WHAT IS NEEDED – Quote the lines exactly, starting with the line that contains "What matplotlib code" and ending with the line that contains "bg_slope = -78.0", and leave out all other lines.
============
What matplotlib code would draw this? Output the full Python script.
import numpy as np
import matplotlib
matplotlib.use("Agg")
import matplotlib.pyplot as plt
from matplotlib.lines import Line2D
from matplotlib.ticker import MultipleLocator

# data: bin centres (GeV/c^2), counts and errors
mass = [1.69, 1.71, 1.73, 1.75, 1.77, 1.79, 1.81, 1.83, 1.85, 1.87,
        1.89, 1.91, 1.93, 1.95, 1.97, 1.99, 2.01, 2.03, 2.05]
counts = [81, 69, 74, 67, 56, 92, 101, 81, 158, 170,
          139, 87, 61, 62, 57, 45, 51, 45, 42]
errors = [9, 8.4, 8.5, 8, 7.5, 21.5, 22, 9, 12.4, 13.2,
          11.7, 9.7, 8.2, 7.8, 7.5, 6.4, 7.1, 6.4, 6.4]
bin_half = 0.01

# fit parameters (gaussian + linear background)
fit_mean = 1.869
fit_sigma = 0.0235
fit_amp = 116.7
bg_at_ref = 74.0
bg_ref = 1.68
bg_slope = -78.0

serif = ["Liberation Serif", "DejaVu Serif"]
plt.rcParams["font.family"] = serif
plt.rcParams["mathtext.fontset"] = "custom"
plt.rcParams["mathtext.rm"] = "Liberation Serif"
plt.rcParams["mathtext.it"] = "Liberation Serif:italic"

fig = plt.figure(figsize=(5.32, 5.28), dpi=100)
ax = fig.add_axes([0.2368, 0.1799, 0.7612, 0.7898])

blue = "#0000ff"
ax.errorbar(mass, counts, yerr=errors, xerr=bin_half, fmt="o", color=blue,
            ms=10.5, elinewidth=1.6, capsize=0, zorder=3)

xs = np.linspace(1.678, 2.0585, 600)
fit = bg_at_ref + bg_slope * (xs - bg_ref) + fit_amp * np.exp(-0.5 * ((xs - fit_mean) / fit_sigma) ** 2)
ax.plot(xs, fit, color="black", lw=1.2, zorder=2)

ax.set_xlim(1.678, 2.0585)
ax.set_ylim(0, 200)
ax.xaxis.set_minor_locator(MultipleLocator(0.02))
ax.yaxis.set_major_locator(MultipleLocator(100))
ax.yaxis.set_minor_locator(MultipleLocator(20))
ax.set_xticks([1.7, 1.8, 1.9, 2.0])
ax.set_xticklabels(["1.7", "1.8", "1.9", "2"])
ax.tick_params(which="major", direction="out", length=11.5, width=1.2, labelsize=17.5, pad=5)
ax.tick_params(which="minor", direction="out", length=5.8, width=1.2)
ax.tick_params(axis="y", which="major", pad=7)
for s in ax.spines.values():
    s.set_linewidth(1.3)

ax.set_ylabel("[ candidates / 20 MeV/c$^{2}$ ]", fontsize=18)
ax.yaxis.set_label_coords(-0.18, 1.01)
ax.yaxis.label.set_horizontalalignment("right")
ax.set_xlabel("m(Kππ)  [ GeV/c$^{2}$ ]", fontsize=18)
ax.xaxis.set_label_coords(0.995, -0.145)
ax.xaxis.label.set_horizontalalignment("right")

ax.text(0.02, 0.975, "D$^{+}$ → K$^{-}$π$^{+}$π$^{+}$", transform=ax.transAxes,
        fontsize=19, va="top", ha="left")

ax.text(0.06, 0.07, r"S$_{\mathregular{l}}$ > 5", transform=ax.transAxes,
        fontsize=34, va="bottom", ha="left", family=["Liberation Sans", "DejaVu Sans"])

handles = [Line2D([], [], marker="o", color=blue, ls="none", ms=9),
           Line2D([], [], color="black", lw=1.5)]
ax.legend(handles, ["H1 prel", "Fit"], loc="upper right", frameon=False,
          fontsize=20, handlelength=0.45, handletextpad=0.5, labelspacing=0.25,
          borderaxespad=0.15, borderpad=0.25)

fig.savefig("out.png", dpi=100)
============
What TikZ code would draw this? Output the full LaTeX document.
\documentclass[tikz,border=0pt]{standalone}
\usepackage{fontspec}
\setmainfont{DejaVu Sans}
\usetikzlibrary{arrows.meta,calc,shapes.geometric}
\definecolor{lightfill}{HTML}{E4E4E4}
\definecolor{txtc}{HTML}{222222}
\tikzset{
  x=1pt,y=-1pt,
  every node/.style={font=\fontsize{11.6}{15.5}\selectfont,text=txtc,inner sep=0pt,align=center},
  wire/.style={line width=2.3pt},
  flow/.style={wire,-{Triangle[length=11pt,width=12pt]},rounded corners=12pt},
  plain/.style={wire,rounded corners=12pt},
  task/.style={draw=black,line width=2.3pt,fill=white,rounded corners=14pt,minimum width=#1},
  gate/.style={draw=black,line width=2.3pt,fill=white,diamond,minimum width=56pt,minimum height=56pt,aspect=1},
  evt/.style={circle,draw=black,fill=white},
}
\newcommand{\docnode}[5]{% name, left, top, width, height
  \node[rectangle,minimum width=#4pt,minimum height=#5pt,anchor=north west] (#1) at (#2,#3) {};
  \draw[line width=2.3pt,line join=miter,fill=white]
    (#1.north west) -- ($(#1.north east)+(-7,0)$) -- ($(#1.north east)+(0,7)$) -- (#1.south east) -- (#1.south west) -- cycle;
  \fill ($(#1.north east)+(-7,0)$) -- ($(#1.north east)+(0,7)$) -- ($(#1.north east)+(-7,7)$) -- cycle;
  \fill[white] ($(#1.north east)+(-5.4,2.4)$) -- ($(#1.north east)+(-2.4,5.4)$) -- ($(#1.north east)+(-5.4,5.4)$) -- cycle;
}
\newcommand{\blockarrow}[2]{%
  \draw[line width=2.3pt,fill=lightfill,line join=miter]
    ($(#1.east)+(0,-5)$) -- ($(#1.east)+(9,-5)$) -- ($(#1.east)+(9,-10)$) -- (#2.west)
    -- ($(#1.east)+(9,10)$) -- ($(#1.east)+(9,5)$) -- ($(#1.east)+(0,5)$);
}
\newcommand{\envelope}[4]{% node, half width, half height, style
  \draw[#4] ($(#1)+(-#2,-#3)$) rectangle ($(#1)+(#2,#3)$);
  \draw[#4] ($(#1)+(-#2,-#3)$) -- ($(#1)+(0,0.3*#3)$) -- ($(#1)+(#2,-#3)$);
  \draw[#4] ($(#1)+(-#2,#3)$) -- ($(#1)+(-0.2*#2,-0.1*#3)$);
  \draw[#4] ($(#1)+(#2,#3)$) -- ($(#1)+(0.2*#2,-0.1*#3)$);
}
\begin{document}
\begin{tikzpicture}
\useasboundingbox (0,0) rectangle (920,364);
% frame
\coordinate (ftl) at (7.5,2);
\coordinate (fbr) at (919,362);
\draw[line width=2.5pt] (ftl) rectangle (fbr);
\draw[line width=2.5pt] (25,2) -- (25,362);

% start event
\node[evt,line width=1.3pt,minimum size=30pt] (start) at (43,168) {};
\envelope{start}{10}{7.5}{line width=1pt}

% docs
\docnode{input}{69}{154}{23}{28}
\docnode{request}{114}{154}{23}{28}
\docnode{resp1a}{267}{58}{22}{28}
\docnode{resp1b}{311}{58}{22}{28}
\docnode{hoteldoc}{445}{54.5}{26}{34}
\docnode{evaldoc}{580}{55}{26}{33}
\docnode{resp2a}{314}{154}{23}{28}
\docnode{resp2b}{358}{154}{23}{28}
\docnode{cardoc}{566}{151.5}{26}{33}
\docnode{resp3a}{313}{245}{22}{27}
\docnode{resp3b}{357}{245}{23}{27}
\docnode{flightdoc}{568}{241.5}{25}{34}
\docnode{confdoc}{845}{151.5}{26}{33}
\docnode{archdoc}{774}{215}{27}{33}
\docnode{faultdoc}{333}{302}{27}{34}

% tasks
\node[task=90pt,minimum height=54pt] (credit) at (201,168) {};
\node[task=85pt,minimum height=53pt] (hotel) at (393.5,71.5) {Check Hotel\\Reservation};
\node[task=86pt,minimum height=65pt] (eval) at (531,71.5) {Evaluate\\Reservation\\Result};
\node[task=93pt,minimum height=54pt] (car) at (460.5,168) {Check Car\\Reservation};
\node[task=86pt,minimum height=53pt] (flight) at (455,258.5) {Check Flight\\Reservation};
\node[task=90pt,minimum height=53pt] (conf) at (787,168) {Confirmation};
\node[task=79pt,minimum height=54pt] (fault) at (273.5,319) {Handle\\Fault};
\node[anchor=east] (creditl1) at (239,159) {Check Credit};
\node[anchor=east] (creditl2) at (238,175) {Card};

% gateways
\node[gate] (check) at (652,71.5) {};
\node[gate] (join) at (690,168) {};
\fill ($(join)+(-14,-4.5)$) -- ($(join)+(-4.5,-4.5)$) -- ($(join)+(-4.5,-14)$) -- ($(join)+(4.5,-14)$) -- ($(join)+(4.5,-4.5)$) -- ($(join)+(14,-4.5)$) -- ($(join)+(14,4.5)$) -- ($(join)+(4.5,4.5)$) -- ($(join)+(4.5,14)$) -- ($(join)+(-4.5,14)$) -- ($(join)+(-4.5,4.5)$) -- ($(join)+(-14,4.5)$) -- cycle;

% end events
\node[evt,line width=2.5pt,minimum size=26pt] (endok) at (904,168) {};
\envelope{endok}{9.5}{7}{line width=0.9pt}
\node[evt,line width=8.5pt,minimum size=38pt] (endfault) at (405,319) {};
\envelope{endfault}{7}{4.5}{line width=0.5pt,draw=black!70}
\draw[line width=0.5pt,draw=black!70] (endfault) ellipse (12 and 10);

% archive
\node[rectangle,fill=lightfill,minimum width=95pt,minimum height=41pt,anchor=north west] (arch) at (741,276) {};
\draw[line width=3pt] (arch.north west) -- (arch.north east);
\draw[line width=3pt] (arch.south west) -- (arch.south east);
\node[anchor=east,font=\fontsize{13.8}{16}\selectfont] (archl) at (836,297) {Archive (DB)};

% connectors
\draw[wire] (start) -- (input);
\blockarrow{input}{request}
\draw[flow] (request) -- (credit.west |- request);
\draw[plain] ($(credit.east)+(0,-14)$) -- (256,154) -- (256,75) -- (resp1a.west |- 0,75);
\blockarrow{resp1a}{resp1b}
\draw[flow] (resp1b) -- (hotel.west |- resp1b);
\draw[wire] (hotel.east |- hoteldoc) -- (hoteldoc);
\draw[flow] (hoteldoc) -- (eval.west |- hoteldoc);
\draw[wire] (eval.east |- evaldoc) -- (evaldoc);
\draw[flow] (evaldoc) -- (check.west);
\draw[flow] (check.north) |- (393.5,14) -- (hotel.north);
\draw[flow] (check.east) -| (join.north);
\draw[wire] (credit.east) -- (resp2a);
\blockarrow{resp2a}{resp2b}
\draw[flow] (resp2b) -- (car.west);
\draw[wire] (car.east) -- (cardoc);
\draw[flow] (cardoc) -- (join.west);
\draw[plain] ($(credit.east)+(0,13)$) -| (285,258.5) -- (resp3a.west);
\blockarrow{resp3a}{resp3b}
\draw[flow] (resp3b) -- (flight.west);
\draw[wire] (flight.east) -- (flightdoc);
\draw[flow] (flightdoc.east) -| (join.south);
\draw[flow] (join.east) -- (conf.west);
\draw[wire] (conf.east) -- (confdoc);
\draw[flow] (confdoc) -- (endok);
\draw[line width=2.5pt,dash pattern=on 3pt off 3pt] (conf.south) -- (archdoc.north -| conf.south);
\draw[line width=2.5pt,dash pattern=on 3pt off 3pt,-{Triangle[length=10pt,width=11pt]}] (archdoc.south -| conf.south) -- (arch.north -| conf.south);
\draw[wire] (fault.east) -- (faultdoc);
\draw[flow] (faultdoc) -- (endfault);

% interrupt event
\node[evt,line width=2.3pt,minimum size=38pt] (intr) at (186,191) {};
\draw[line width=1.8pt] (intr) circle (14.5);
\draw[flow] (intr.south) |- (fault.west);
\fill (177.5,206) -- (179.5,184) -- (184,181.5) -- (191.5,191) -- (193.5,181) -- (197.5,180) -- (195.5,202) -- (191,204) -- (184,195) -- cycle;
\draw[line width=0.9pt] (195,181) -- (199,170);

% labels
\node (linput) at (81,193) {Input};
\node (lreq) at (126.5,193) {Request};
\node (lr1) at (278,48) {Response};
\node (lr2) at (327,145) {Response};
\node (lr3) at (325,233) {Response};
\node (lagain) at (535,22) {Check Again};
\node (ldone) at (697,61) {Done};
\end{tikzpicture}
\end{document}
============
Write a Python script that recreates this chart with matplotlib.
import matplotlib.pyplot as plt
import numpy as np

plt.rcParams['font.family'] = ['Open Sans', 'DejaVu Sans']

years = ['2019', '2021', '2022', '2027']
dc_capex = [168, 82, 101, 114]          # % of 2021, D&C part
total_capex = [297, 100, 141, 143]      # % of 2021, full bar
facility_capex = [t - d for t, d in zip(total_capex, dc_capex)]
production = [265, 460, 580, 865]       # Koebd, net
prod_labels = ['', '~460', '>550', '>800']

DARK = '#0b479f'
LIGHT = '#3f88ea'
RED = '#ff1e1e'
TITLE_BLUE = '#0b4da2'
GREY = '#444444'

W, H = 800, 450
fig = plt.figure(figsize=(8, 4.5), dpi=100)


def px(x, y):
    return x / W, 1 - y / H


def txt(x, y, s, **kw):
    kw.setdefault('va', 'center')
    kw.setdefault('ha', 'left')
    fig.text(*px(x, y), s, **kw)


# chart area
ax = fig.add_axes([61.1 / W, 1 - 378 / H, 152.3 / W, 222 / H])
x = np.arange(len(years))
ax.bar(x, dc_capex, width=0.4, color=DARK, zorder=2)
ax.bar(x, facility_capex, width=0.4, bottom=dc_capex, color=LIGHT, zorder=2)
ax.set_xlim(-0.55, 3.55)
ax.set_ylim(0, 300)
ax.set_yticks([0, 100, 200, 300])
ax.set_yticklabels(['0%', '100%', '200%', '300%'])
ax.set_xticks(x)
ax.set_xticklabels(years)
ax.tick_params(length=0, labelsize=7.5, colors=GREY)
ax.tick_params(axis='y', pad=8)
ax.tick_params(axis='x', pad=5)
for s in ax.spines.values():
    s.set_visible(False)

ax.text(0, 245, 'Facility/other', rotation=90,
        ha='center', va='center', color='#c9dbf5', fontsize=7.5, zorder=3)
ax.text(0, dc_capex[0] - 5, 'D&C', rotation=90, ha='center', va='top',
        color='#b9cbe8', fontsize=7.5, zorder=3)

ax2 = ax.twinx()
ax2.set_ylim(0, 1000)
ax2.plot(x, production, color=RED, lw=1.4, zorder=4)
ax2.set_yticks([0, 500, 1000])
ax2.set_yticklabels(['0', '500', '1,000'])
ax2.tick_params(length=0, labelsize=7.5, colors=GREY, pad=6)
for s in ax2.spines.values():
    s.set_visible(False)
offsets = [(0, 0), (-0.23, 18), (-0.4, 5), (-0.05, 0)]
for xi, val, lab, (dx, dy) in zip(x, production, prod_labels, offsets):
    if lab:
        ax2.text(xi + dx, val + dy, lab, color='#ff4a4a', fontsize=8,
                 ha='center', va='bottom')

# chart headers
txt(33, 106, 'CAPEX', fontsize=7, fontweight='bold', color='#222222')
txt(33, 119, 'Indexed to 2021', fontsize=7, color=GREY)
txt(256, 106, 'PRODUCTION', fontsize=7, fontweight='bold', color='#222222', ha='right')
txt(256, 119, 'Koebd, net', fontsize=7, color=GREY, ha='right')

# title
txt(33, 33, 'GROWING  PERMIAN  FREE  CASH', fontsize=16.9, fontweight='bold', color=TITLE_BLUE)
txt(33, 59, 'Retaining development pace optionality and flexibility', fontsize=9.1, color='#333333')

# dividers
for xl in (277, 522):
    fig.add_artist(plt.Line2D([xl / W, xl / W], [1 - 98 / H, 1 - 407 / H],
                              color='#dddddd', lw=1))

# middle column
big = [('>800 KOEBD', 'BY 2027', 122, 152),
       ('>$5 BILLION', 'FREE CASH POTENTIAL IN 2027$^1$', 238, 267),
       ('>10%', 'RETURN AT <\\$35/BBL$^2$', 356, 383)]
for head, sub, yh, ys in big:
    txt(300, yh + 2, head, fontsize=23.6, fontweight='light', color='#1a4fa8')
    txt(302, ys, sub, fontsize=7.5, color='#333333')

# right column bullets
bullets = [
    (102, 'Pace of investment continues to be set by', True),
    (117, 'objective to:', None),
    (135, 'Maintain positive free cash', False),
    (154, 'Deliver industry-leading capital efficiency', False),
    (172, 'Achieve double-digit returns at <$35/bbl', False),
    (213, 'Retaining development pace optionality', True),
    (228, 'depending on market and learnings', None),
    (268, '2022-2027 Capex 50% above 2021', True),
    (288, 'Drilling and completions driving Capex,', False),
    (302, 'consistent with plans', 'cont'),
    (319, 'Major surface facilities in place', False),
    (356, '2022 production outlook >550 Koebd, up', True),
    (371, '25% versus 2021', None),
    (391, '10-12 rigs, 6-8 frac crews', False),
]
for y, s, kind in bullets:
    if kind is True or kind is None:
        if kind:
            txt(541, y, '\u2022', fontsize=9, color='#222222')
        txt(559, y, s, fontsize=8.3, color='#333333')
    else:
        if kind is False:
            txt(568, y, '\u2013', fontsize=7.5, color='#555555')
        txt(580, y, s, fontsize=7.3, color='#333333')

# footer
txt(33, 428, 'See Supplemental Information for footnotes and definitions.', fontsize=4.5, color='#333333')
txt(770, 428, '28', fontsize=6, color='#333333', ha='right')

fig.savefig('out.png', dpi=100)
============
RESULT –
What matplotlib code would draw this? Output the full Python script.
import numpy as np
import matplotlib
matplotlib.use("Agg")
import matplotlib.pyplot as plt
from matplotlib.lines import Line2D
from matplotlib.ticker import MultipleLocator

# data: bin centres (GeV/c^2), counts and errors
mass = [1.69, 1.71, 1.73, 1.75, 1.77, 1.79, 1.81, 1.83, 1.85, 1.87,
        1.89, 1.91, 1.93, 1.95, 1.97, 1.99, 2.01, 2.03, 2.05]
counts = [81, 69, 74, 67, 56, 92, 101, 81, 158, 170,
          139, 87, 61, 62, 57, 45, 51, 45, 42]
errors = [9, 8.4, 8.5, 8, 7.5, 21.5, 22, 9, 12.4, 13.2,
          11.7, 9.7, 8.2, 7.8, 7.5, 6.4, 7.1, 6.4, 6.4]
bin_half = 0.01

# fit parameters (gaussian + linear background)
fit_mean = 1.869
fit_sigma = 0.0235
fit_amp = 116.7
bg_at_ref = 74.0
bg_ref = 1.68
bg_slope = -78.0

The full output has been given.